Moscrop’s article, is a very good read, seriously, read it all the way to the end… that is some stirring stuff. But, I am not convinced that I must “self identify as a feminist”.

What Moscrop has, in fact, established at this point, is that is is acceptable to critique or even flat out reject, aspects of feminism, without rejecting the whole of feminism. However, he is quick to warn against using “crackpot lines”.

There is a glass ceiling in many industries. It’s true, and feminism get it right in fighting those battles.  
But I don’t have to “self identify as a feminist’ to be opposed to gender bias in the workforce.
There is a lot feminism does not address… and that’s fine, it’s not within their mandate, fair enough.
But there is a reason 92% of workplace fatalities are male. Overall, men dominate in the most dirty, dangerous, undesirable clearly there is a reason for this.
Yes, there are more women working in mines and on oil rigs then there used to be, and I know, it puts a skip in your step every time you see a woman coming out of a sewer:“Women just doing it!”.
But aren’t you ignoring the five guys that are working with her?
And isn’t Moscrop ignoring the two cooks and a dishwasher that are behind that waitress?
We have to at least entertain the idea that there are gender based biases and pressures – “disadvantages” – facing men that are rarely faced by women.

Women who interrupt their careers for childbearing do risk limiting their earning potential, it’s true. And I commend feminism for establishing paternity leave. Now we just need to convince more men to take advantage of it.
Feminism had a success with that one, but I don’t feel I need to “self identify as a feminist” in order to tip my hat to that victory.

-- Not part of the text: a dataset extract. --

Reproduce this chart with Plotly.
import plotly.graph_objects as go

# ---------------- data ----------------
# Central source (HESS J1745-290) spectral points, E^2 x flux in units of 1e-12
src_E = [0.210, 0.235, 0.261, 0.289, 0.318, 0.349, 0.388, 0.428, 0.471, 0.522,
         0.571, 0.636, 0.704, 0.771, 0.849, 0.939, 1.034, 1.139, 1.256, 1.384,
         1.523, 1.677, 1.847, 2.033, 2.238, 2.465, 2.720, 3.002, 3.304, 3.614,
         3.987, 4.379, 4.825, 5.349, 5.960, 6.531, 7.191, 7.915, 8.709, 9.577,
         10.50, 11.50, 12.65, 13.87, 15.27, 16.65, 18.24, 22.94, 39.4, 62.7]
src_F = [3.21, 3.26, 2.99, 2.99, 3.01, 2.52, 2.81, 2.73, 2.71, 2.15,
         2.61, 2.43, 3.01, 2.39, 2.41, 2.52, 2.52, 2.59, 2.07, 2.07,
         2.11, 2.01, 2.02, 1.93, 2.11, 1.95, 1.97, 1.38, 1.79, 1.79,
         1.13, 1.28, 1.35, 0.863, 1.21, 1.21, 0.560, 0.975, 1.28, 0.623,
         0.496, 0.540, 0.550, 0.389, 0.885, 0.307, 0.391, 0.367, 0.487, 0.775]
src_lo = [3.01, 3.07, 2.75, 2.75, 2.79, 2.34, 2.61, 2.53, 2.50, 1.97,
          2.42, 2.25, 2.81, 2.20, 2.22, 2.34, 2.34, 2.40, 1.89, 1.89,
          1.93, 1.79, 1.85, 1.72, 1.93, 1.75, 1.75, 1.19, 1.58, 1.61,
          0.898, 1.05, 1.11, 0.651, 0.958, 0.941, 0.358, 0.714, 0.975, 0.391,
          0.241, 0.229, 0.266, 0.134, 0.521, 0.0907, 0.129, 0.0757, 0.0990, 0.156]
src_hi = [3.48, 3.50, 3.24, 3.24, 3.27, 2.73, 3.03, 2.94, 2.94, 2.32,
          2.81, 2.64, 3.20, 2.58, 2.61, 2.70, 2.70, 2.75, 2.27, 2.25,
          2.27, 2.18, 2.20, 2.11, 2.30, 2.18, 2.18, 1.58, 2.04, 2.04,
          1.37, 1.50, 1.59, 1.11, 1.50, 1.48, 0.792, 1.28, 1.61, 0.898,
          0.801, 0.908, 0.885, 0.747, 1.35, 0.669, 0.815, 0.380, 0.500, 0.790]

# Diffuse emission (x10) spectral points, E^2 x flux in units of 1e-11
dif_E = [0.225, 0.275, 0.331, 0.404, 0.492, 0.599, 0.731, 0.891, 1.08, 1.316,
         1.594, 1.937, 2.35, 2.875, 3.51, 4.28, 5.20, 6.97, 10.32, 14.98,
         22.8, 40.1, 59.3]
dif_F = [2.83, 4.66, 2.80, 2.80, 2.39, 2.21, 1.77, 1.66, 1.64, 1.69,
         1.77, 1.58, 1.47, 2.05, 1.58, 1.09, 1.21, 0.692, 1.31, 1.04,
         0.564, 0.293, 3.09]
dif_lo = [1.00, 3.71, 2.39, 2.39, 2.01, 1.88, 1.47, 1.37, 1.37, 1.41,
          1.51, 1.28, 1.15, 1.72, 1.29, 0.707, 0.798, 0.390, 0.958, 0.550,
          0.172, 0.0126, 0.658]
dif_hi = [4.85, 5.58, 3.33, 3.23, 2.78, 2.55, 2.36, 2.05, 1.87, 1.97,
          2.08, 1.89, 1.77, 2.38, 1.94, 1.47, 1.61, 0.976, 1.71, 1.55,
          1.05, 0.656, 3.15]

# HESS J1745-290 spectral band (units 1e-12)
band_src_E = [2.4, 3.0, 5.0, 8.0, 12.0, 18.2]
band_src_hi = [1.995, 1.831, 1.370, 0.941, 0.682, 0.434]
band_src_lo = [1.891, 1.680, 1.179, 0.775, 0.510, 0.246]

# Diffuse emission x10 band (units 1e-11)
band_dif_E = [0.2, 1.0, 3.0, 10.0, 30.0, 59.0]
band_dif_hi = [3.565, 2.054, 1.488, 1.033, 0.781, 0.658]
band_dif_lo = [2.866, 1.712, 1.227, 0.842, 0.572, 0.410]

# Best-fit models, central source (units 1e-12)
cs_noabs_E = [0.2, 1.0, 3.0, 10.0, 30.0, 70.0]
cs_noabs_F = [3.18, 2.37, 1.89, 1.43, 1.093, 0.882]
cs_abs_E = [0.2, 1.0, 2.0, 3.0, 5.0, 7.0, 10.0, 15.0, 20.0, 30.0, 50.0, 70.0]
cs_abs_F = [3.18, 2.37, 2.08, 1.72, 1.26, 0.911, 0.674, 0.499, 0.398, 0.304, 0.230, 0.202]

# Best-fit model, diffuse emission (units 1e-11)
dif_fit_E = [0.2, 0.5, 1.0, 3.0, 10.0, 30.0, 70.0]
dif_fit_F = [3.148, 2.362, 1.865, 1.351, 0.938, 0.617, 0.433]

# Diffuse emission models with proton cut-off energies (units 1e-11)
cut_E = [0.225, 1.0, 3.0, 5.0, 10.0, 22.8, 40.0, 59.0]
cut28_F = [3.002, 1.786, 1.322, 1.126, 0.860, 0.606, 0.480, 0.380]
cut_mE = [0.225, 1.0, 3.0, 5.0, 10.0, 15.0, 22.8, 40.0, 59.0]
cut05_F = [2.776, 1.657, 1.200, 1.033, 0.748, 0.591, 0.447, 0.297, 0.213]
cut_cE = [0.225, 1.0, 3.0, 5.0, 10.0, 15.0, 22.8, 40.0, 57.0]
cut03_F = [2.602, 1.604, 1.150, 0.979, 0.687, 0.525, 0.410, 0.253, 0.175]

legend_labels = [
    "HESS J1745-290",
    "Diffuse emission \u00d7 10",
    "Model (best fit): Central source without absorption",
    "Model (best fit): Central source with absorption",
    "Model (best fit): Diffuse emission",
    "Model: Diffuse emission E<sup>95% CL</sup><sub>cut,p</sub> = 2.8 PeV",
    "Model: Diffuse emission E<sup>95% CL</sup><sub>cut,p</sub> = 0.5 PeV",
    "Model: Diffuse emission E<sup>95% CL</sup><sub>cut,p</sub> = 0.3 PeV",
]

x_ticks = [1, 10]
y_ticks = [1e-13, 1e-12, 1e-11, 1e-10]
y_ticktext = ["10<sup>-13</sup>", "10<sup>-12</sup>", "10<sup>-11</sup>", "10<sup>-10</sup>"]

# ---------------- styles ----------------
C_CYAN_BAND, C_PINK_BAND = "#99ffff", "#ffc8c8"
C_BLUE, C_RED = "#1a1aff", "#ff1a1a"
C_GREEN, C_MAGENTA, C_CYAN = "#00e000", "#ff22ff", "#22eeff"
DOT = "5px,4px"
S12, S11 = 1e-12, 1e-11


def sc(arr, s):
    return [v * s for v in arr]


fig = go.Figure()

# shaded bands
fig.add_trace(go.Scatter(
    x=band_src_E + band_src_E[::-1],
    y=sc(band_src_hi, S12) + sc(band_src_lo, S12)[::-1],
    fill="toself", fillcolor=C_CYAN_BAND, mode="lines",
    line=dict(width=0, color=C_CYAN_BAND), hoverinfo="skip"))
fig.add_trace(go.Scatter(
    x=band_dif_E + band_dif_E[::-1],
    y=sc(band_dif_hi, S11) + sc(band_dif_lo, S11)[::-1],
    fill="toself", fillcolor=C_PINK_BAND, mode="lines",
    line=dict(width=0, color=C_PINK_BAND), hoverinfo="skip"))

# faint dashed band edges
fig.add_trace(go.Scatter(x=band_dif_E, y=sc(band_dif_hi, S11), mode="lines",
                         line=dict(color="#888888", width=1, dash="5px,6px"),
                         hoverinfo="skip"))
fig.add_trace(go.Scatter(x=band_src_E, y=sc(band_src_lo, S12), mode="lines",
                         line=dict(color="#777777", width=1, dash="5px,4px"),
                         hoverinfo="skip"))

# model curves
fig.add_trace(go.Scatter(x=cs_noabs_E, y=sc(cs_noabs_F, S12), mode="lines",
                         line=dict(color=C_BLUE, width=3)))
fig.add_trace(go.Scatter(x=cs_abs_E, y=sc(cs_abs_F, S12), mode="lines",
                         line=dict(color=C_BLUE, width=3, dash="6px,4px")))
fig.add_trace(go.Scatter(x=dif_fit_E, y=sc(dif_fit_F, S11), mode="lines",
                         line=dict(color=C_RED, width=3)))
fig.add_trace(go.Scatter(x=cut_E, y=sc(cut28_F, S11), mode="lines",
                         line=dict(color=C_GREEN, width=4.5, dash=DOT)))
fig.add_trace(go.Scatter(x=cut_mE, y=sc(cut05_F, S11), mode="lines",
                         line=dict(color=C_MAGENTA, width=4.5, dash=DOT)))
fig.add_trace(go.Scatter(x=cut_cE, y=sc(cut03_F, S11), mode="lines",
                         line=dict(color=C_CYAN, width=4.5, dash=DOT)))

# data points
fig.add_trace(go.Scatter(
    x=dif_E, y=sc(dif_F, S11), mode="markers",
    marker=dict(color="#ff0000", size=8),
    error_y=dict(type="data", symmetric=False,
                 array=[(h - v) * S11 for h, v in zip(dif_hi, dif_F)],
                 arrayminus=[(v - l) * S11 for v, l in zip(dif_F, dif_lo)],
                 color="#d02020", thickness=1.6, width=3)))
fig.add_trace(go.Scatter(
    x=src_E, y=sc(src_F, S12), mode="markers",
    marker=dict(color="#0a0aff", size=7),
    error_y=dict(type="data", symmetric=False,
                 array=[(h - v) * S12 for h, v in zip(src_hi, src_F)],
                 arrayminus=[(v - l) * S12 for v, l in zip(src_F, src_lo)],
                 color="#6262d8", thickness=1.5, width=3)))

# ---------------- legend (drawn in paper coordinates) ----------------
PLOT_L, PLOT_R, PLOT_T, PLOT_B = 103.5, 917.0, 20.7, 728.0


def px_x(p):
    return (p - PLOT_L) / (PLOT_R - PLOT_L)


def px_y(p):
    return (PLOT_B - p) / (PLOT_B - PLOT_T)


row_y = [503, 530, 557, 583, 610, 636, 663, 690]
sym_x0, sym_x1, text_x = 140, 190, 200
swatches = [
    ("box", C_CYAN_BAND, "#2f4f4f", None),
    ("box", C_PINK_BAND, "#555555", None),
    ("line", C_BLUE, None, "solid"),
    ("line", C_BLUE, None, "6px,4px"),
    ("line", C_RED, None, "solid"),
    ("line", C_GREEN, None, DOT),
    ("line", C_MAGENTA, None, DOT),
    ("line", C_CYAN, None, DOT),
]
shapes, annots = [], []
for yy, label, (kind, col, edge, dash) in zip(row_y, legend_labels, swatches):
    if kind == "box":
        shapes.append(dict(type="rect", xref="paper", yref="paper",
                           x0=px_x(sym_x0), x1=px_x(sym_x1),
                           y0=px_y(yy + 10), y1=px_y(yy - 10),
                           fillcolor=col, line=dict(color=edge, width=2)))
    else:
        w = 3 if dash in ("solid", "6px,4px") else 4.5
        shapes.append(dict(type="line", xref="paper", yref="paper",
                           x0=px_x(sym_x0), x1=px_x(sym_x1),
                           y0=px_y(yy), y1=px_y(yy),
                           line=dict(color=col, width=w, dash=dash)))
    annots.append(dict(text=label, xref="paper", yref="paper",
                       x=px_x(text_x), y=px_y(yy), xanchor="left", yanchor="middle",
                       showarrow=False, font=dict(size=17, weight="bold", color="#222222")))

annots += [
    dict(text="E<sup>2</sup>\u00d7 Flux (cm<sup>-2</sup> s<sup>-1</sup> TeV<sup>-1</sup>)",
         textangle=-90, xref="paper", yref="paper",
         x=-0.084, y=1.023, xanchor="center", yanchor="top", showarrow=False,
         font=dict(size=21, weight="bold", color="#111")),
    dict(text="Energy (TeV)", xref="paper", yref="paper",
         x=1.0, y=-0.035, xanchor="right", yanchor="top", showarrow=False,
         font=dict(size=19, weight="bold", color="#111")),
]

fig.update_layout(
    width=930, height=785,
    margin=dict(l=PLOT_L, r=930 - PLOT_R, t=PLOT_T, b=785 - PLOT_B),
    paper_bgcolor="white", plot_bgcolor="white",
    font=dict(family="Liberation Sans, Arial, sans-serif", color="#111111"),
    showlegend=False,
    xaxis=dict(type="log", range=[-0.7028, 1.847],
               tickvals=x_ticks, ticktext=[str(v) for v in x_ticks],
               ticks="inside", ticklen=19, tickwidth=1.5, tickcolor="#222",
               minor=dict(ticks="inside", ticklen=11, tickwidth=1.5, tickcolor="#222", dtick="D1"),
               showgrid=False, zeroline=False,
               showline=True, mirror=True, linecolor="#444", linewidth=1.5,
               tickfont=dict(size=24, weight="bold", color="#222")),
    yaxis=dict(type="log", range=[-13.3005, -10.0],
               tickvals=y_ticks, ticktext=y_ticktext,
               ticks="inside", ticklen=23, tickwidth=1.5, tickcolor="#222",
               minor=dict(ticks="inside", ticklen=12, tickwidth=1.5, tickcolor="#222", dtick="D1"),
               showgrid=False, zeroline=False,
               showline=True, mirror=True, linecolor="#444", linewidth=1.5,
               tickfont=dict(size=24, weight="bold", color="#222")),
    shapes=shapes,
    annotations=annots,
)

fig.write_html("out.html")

Moscrop brings up the gendered nature of poverty, but quite frankly, he ignores the fact that it really depends on where you draw the line.
Estimates range from 70% to 80% of the homeless are male; and if you want to know what that looks like, volunteer at a soup kitchen for a day.

These are the most economically vulnerable, these are the people most in need of immediate solutions.
Raise the line a bit higher, and yes, you include single parent households. And yes, this is having a significant effect on the gendered nature of low income families.
I applaud the work of feminists in regards to bringing more affordable childcare options to Canadians, however if the gender imbalance is in part due to single parent families, then feminists have some explaining to do.
Prior to the 1980’s, custody hearings began with an assumption of 50/50 custody. That could, of course be changed, depending on circumstances, but that was the baseline the courts started with.
It was as a direct result of feminist pressures that the courts adopted a ‘primary caregiver’ bias. Feminism isn’t the solution to this problem, it was the cause.  And that’s OK, a political ideology is allowed to make mistakes… but feminism needs to own up to this mistake.
Changing this, of course, would not solve the issue of low income single parent families, it would only balance the gendered nature of the issue.
But, clearly, I don’t need to “self identify as a feminist” to be concerned with poverty issues.

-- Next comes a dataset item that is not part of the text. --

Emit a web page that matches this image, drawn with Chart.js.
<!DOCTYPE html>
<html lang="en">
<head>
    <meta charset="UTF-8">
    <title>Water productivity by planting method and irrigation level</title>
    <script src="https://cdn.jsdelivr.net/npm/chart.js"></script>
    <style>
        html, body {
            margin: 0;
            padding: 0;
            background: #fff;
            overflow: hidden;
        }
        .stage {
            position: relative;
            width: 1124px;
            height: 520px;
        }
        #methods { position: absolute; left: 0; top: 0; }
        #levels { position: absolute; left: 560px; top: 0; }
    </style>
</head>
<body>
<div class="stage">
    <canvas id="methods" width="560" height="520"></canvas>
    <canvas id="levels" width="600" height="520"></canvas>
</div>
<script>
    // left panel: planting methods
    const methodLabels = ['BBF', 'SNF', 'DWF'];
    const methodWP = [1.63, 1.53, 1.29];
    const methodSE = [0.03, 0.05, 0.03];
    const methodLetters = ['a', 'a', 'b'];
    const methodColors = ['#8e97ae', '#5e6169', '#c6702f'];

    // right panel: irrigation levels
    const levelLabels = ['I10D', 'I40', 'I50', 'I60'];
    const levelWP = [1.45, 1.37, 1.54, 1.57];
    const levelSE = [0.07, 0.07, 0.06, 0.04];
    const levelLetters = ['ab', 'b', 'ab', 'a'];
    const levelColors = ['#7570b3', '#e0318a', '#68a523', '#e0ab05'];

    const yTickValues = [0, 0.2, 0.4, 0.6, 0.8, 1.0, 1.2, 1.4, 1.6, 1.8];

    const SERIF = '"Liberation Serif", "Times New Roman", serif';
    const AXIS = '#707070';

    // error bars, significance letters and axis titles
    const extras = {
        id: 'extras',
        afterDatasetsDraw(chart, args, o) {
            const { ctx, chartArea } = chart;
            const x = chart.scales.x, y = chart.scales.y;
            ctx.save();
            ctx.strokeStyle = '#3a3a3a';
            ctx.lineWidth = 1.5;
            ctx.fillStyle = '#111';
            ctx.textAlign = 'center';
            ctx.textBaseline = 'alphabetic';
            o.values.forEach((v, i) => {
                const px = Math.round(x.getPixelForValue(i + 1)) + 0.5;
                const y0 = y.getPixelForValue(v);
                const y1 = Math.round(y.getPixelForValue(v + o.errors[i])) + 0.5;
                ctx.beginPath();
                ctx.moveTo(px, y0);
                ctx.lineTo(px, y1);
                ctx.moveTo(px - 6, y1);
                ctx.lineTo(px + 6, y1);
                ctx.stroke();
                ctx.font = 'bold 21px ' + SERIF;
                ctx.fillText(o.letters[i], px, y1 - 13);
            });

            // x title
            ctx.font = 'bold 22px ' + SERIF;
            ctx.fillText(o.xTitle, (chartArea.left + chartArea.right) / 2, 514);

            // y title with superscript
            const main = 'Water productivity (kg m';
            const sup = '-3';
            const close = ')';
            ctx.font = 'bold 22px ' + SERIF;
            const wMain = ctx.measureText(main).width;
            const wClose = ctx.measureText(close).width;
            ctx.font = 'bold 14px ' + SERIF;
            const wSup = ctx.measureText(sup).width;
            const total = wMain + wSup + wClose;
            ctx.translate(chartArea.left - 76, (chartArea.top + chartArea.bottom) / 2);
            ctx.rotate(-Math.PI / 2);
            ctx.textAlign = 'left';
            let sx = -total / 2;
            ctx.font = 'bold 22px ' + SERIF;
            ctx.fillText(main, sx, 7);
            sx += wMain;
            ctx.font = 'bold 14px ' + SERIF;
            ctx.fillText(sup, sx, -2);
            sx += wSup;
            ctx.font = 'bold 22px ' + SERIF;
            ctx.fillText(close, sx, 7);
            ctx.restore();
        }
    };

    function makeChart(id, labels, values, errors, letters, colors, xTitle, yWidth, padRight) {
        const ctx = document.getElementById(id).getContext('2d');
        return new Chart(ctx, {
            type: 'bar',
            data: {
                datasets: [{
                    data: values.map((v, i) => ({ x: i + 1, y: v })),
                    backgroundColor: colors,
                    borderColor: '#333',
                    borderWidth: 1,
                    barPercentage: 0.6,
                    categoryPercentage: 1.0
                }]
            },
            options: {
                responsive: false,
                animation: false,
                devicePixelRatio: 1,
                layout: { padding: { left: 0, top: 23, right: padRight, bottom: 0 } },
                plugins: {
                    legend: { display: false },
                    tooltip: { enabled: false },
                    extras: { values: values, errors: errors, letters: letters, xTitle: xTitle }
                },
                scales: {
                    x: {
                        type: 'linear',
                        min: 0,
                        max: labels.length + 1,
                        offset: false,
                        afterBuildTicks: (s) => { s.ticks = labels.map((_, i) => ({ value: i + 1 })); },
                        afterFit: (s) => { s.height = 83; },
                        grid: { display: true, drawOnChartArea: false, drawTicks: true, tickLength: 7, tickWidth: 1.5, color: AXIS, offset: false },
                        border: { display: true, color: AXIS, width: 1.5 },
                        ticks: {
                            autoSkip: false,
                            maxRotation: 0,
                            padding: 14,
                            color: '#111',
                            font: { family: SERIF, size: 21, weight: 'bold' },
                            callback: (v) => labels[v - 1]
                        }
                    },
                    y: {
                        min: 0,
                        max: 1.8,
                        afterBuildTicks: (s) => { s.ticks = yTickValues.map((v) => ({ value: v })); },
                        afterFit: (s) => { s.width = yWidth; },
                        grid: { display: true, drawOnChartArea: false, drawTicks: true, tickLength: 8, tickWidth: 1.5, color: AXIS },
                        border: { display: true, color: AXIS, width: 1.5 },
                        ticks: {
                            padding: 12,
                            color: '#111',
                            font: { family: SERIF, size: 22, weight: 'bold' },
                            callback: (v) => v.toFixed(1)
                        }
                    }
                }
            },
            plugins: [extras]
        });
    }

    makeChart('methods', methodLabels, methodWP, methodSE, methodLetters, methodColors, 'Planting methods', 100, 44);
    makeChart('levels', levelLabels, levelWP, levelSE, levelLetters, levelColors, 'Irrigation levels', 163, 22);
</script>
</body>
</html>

In bringing up violence, Moscrop compares apples to … nothing. Any fool knows that men are many times more likely to be the victims of violence, but there is no mention of this. If feminism wants to target certain types of violence, so be it, but the problem of violence in society extends far beyond the feminist mandate.
I do not need to “self identify as a feminist” to be opposed to violence in society.

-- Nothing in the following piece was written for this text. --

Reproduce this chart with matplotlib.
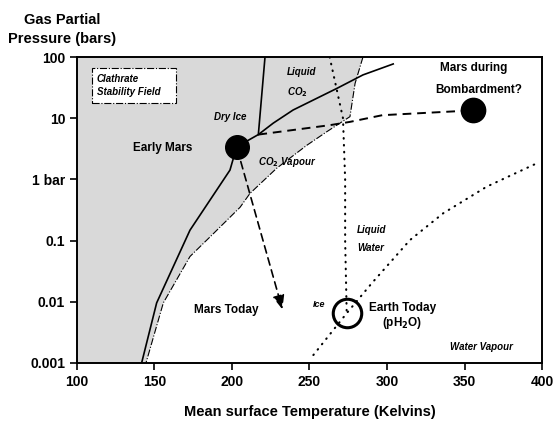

Moscrop goes on to throw out a list of issues, assumed to be self evident. But are they… or at least, is there no room for debate on how best to solve these problems?
Let’s take the first one he lists:

the objectification of women in advertisements, television, and film”

It does indeed seem self evident. But let’s look at the how we came to be where we are.

1920’s- Women as a group gain the right to vote. The suffragettes, certainly a predecessor to the modern feminist movement, have gained enough of a voice in society to overcome that historic hurdle.
– Media portrayals of women are very modest.
1940’s- due to the war effort, women are present in the workforce in great numbers. women are more active in the community on all levels, and Rosie the Riveter is empowering women everywhere.
– Women can now be portrayed in more sensible clothes, trousers and collared shirts are no longer off limits.
1960’s- Women’s Lib, the feminist movement reaches critical mass on college and university campuses, as well as mainstream media.
– Portrayals of women in the media become openly sexualized.
1980’s- Women’s studies becomes a mainstay as academic feminism is widely accepted. Prominent feminists now occupy positions within politics and the media.
-Going into the 80’s, Madonna shocked the world by showing her belly button; by the end of the 80’s, all bets were off.
And today, I give you slutwalk.
100 years of a feminist voice hasn’t really had the desired result on this issue, has it?

I submit that there is a valid debate to be had regarding whether or not feminism has the solutions to the objectification of women in the media. In fact, there seems to be a very strong argument that feminism is the cause of objectification of women in the media, or at very least, a major factor.

All of this fails to convince me to “self identify as a feminist”. And that was what this piece was about, why one should “self identify as a feminist”.

However, the title says something different.
The title states that there is no excuse for “anti-feminism”, and this belies the true purpose of this piece.

Moscrop is demanding that we either wear the feminism nametag, or the anti-feminism nametag. “you’re either for us, or you’re against us”; he’s drawing the battle lines and shoring up the troops.
This is about nothing less than ramping up an already overextended gender war.

It’s no coincidence that this was published on February 14th, the one day of the year males would be most sympathetic to women’s issues; this is propaganda, well placed to have the strongest impact.

Well, Prof. Moscrop, I don’t like ultimatums.

Are you sure you want me to make that choice?